The Energy Regulatory Commission (ERC) will be forced to make a tough call as President Uhuru Kenyatta on Tuesday gave a directive that electricity bills should be reduced within a month to accommodate to SMEs and reduce the cost doing business in the country.
Both the ERC and the Ministry of energy will have a hard time restructuring power pricing considering the Treasury had already penciled in revenues from the sector.
Currently, much of what consumers pay goes to levies with taxes leading with 39.78 shillings if one buys, say tokens of 300 shillings. The amount going to the fuel index stands at 33.79 for the same number of tokens followed by 10.68 shillings for the Rural Electrification Program (REP).
Moreover, other deductions included in the tokens that consumers buy are the Water Resources Management Authority, Energy Regulatory Commission, Forex adjustment, and inflation adjustment. For the 300-shilling token, levies for these items stand at 0.35, 0.4, and 0.67 shillings for the last two respectively.

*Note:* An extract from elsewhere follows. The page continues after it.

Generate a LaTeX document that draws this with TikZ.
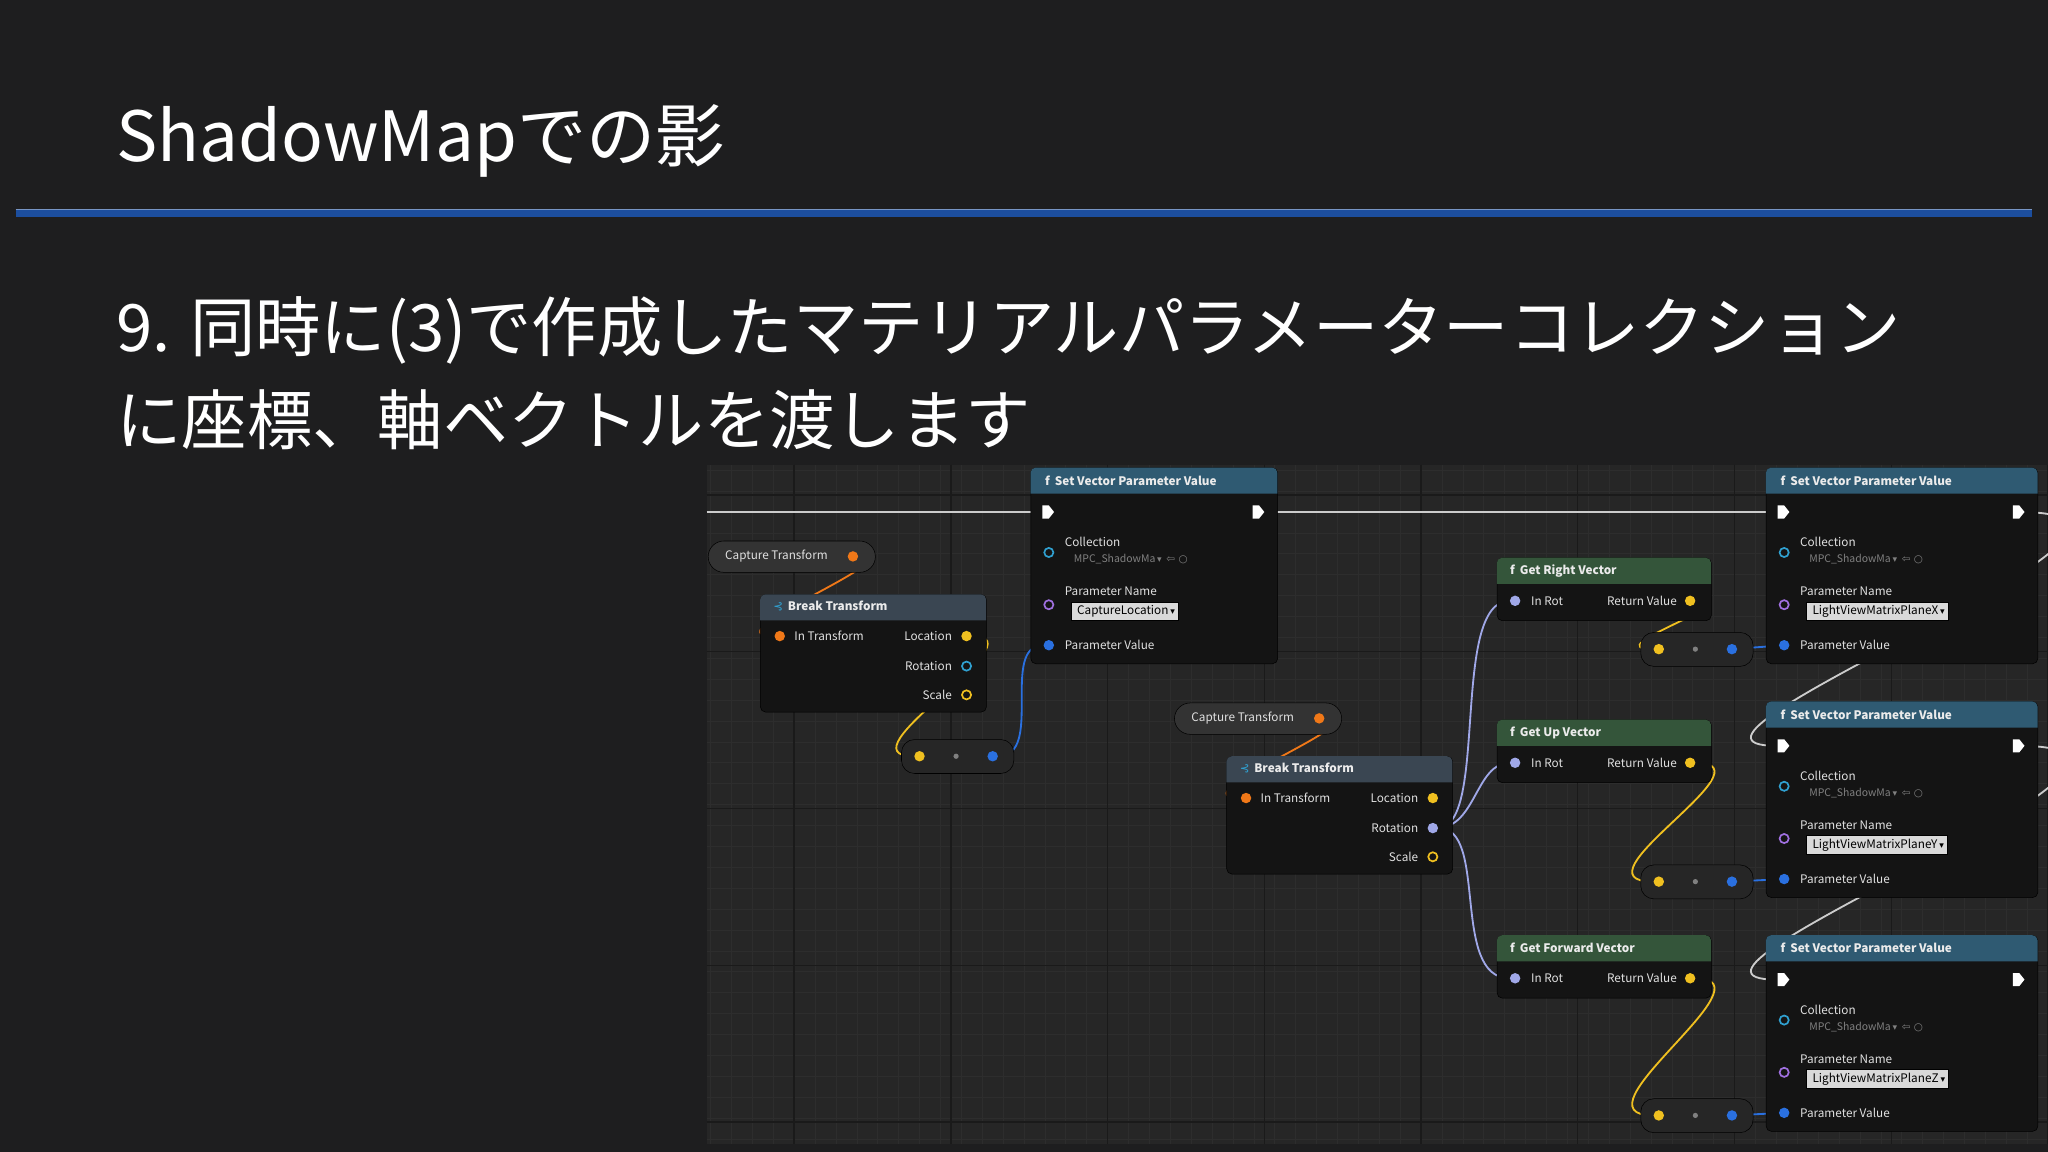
\documentclass[tikz,border=0pt]{standalone}
\usepackage{fontspec}
\setmainfont{Noto Sans CJK JP}
\newfontfamily\symf{DejaVu Sans}
\definecolor{bg}{HTML}{1E1E1F}
\definecolor{panel}{HTML}{262626}
\definecolor{gmin}{HTML}{2D2D2D}
\definecolor{gmaj}{HTML}{1A1A1A}
\definecolor{body}{HTML}{141414}
\definecolor{hfun}{HTML}{2F5A72}
\definecolor{hget}{HTML}{34553A}
\definecolor{hbrk}{HTML}{3A4652}
\definecolor{wor}{HTML}{F07818}
\definecolor{wye}{HTML}{F0C020}
\definecolor{wbl}{HTML}{2A70E0}
\definecolor{wcy}{HTML}{30A0D0}
\definecolor{wpu}{HTML}{A070E0}
\definecolor{wla}{HTML}{A0A8E8}
\definecolor{blu}{HTML}{1C4E9E}
\pgfdeclarelayer{gridl}
\pgfdeclarelayer{wirel}
\pgfsetlayers{gridl,wirel,main}
\tikzset{
 nbody/.style={fill=body,draw=black,rounded corners=4},
 lbl/.style={font=\fontsize{9}{10}\selectfont,text=white!88!black,inner sep=0},
 hlbl/.style={font=\bfseries\fontsize{9}{10}\selectfont,text=white!92!black,inner sep=0,anchor=west},
 pinf/.style={circle,fill=#1,inner sep=0,minimum size=8},
 pino/.style={circle,draw=#1,line width=1.3,inner sep=0,minimum size=7},
 wire/.style={line width=1.4,draw=#1},
 ddb/.style={fill=white!85!black,draw=black,inner sep=2.5,text=black,font=\fontsize{9}{10}\selectfont},
}
\newcommand\dtri{{\symf\fontsize{7}{8}\selectfont ▾}}
\newcommand\execpin[2]{\fill[white] (#1-4,#2-5) -- (#1+1,#2-5) -- (#1+5,#2) -- (#1+1,#2+5) -- (#1-4,#2+5) -- cycle;}
\newcommand\hdrbar[4]{\fill[#4] (#1,#2+20) [rounded corners=4] -- (#1,#2) -- (#1+#3,#2) [sharp corners] -- (#1+#3,#2+20) -- cycle;}
\newcommand\svpvnode[5]{%
 \node[nbody,minimum width=#4,minimum height=150,anchor=north west] (#1) at (#2,#3) {};
 \hdrbar{#2}{#3}{#4}{hfun}
 \node[hlbl] (#1-t) at (#2+11,#3+10) {\textit{f}\, Set Vector Parameter Value};
 \execpin{#2+13}{#3+34}\execpin{#2+#4-15}{#3+34}
 \node[pino=wcy] (#1-c) at (#2+14,#3+65) {};
 \node[lbl,anchor=west] (#1-cl) at (#2+26,#3+57) {Collection};
 \node[lbl,anchor=west,text=gray,font=\fontsize{8}{9}\selectfont] (#1-cd) at (#2+33,#3+70) {MPC\_ShadowMa\,\dtri\ \ {\symf ⇦ ○}};
 \node[pino=wpu] (#1-n) at (#2+14,#3+105) {};
 \node[lbl,anchor=west] (#1-nl) at (#2+26,#3+95) {Parameter Name};
 \node[ddb,anchor=west] (#1-nb) at (#2+31,#3+110) {\ #5\,\dtri\ };
 \node[pinf=wbl] (#1-v) at (#2+14,#3+136) {};
 \node[lbl,anchor=west] (#1-vl) at (#2+26,#3+136) {Parameter Value};
}
\newcommand\getnode[4]{%
 \node[nbody,minimum width=164,minimum height=48,anchor=north west] (#1) at (#2,#3) {};
 \hdrbar{#2}{#3}{164}{hget}
 \node[hlbl] (#1-t) at (#2+10,#3+10) {\textit{f}\, #4};
 \node[pinf=wla] (#1-i) at (#2+14,#3+33) {};
 \node[lbl,anchor=west] (#1-il) at (#2+26,#3+33) {In Rot};
 \node[pinf=wye] (#1-o) at (#2+148,#3+33) {};
 \node[lbl,anchor=east] (#1-ol) at (#2+138,#3+33) {Return Value};
}
\newcommand\mknode[3]{%
 \node[nbody,fill=black!85!white,minimum width=86,minimum height=26,rounded corners=10,anchor=north west] (#1) at (#2,#3) {};
 \node[pinf=wye] (#1-y) at (#2+14,#3+13) {};
 \node[circle,fill=gray,inner sep=0,minimum size=4] (#1-d) at (#2+42,#3+13) {};
 \node[pinf=wbl] (#1-b) at (#2+70,#3+13) {};
}
\newcommand\capnode[3]{%
 \node[nbody,fill=black!80!white,minimum width=128,minimum height=24,rounded corners=12,anchor=north west] (#1) at (#2,#3) {};
 \node[lbl,anchor=west] (#1-t) at (#2+13,#3+12) {Capture Transform};
 \node[pinf=wor] (#1-o) at (#2+111,#3+12) {};
}
\newcommand\brknode[4]{%
 \node[nbody,minimum width=173,minimum height=90,anchor=north west] (#1) at (#2,#3) {};
 \hdrbar{#2}{#3}{173}{hbrk}
 \node[hlbl] (#1-t) at (#2+10,#3+9) {{\symf\mdseries\textcolor{wcy}{⊰}}\, Break Transform};
 \node[pinf=wor] (#1-i) at (#2+15,#3+32) {};
 \node[lbl,anchor=west] (#1-il) at (#2+26,#3+32) {In Transform};
 \node[pinf=wye] (#1-l) at (#2+158,#3+32) {};
 \node[lbl,anchor=east] (#1-ll) at (#2+147,#3+32) {Location};
 \node[#4] (#1-r) at (#2+158,#3+55) {};
 \node[lbl,anchor=east] (#1-rl) at (#2+147,#3+55) {Rotation};
 \node[pino=wye] (#1-s) at (#2+158,#3+77) {};
 \node[lbl,anchor=east] (#1-sl) at (#2+147,#3+77) {Scale};
}
\begin{document}
\begin{tikzpicture}[x=1pt,y=-1pt]
\begin{pgfonlayer}{gridl}
\fill[bg] (0,0) rectangle (1568,882);
\fill[panel] (541,356) rectangle (1568,876);
\begin{scope}
\clip (541,356) rectangle (1568,876);
\foreach \x in {544,560,...,1568} \draw[gmin,line width=0.5] (\x,356) -- (\x,876);
\foreach \y in {360,376,...,876} \draw[gmin,line width=0.5] (541,\y) -- (1568,\y);
\foreach \x in {608,728,...,1568} \draw[gmaj,line width=1] (\x,356) -- (\x,876);
\foreach \y in {379,499,...,876} \draw[gmaj,line width=1] (541,\y) -- (1568,\y);
\end{scope}
\end{pgfonlayer}
\useasboundingbox (0,0) rectangle (1568,882);
\node[anchor=west,text=white,font=\fontsize{53}{60}\selectfont,inner sep=0] (title) at (89,108) {ShadowMapでの影};
\fill[blu] (12,160) rectangle (1556,166);
\draw[blu!60!white,line width=0.6] (12,160) -- (1556,160);
\node[anchor=west,text=white,font=\fontsize{50}{56}\selectfont,inner sep=0] (l1) at (89,253) {9. 同時に(3)で作成したマテリアルパラメーターコレクション};
\node[anchor=west,text=white,font=\fontsize{50}{56}\selectfont,inner sep=0] (l2) at (89,321) {に座標、軸ベクトルを渡します};
% nodes
\svpvnode{s1}{789}{358}{189}{CaptureLocation}
\svpvnode{s2}{1352}{358}{208}{LightViewMatrixPlaneX}
\svpvnode{s3}{1352}{537}{208}{LightViewMatrixPlaneY}
\svpvnode{s4}{1352}{716}{208}{LightViewMatrixPlaneZ}
\capnode{c1}{542}{414}
\capnode{c2}{899}{538}
\brknode{b1}{582}{455}{pino=wcy}
\brknode{b2}{939}{579}{pinf=wla}
\mknode{m1}{690}{566}
\mknode{m2}{1256}{484}
\mknode{m3}{1256}{662}
\mknode{m4}{1256}{841}
\getnode{g1}{1146}{427}{Get Right Vector}
\getnode{g2}{1146}{551}{Get Up Vector}
\getnode{g3}{1146}{716}{Get Forward Vector}
\begin{pgfonlayer}{wirel}
\coordinate (e0) at (541,392);
\coordinate (e1) at (790,392);
\coordinate (e2) at (975,392);
\coordinate (e3) at (1353,392);
\coordinate (x2) at (1545,392);
\coordinate (y3) at (1360,571);
\coordinate (x3) at (1545,571);
\coordinate (y4) at (1360,750);
\draw[wire=white!80!black] (e0) -- (e1);
\draw[wire=white!80!black] (e2) -- (e3);
\draw[wire=white!80!black] (x2) .. controls (1720,392) and (1240,571) .. (y3);
\draw[wire=white!80!black] (x3) .. controls (1720,571) and (1240,750) .. (y4);
\draw[wire=wor] (c1-o) .. controls (700,426) and (540,487) .. (b1-i);
\draw[wire=wye] (b1-l) .. controls (800,487) and (640,579) .. (m1-y);
\draw[wire=wbl] (m1-b) .. controls (800,579) and (765,494) .. (s1-v);
\draw[wire=wor] (c2-o) .. controls (1058,550) and (897,611) .. (b2-i);
\draw[wire=wla] (b2-r) .. controls (1140,633) and (1110,460) .. (g1-i);
\draw[wire=wla] (b2-r) .. controls (1130,633) and (1130,584) .. (g2-i);
\draw[wire=wla] (b2-r) .. controls (1140,633) and (1110,749) .. (g3-i);
\draw[wire=wye] (g1-o) .. controls (1340,460) and (1220,497) .. (m2-y);
\draw[wire=wye] (g2-o) .. controls (1360,584) and (1200,675) .. (m3-y);
\draw[wire=wye] (g3-o) .. controls (1360,749) and (1200,854) .. (m4-y);
\draw[wire=wbl] (m2-b) -- (s2-v);
\draw[wire=wbl] (m3-b) -- (s3-v);
\draw[wire=wbl] (m4-b) -- (s4-v);
\end{pgfonlayer}
\end{tikzpicture}
\end{document}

From the example, it is conspicuous that levies account for about 30 percent of the total cost and if the price reduction occurs, this could be the areas that the two bodies will consider revising.
The move is a cause for celebration for the already oppressed citizen but it is too early to celebrate since the levy is exactly what the government relies on to achieve the Big 4 Agenda. On the contrary, the move is set to boost the manufacturing industry as it favors production.
According to the president, SMEs are the source of employment for over 75 percent of the labor force and finding ways of financing them is mandatory and if their infrastructure is to be improved, the cost of electricity comes first.
President Kenyatta made the announcement yesterday during the Round Table forum for SMEs at Strathmore University after refusing to read a written speech saying it would only embarrass him in regards to the matters raised. He said that reading policy matters wouldn’t help much.
“Within a month, we must come back here with solutions, that is why I do not want to embarrass myself reading this written speech,” said the President.
If the initiative comes to pass, the reduction in power prices will enhance and accelerate growth in various industries, and it is one move that the government should have seen from before.
Achieving the Big 4 agenda is not possible without the manufacturing sector. It is what the state banks on to spur the economic growth since it is expected to account for 15 percent of the Gross Domestic Product by the year 2022 as opposed to the current value at 8.37 percent.